The tunnel would have wide-ranging positive effects on both Finland and Estonia, and it would enhance traffic between Europe and Asia, said the task force set up by the Ministry of Transport & Communications.
The report says that that the project’s scale and complexity mean that progress would require new, innovative solutions, especially regarding funding. Private sector involvement would speed up the progress of the project and strengthen its financial viability. One way to implement the tunnel would be to find multiple sources of funding for the project.
The report recommends that in order to proceed, the project would need a strong project organisation. The next step could be to establish a development vehicle, like a project company, that would take the project forward.
The task force underlines that Finland and Estonia should coordinate land-use planning to enable the implementation of the tunnel project. Similarly, the countries should work together to ensure the inclusion of the tunnel connection in the EU's TEN-T core network when it is revised in 2023. This would create visibility for the project and enable applications for certain EU funding.
Building the tunnel would require exploring and using various technology innovations, said the task force.

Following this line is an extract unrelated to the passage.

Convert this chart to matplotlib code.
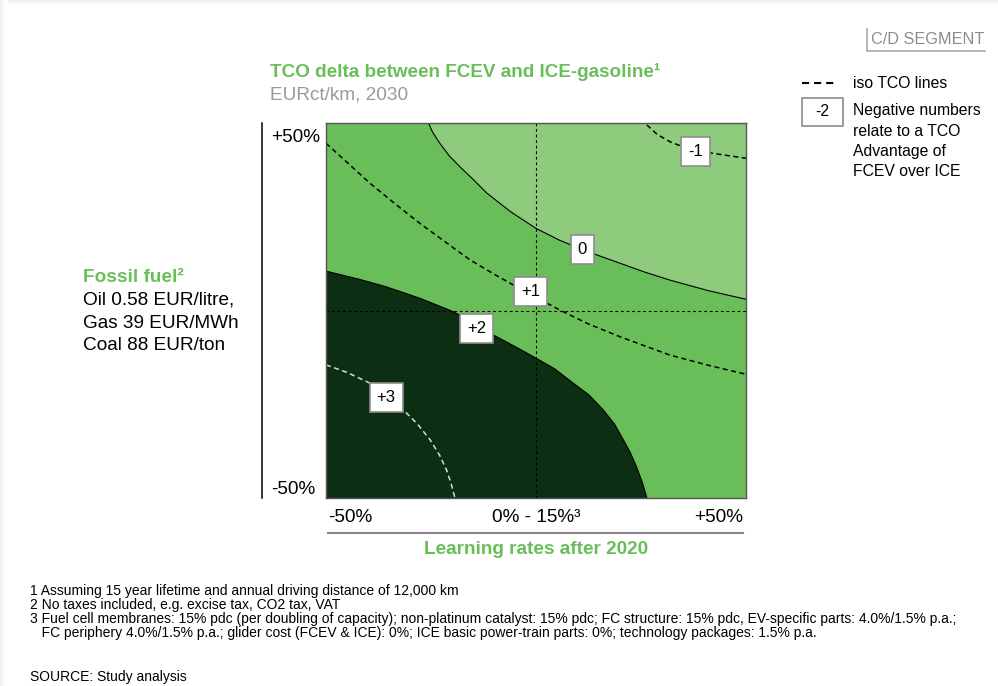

Exploring different solutions in, for example, drilling technologies and development of high-speed rail transport technology would be essential for the next stage of the project.
The report recommends that by the end of 2018 Finland and Estonia should agree on concrete involvement and participation in the implementation of the project.
A study published in February confirmed the feasibility of the project (link opens in new tab).
The task force was set up in February 2018 by the Ministry of Transport & Communications to assess the need for further research on the tunnel and the wider impact of the project. The task force has representatives from the Finnish Ministry of Transport & Communications, Estonian Ministry of Economic Affairs & Communications, and the cities of Helsinki and Tallinn. As part of the work, two consultancy studies were commissioned regarding further development and wider economic impacts of the tunnel project.
By the end of 2018, the Finnish and Estonian ministries in Finland and Estonia will draw up a proposal on what the next steps will be.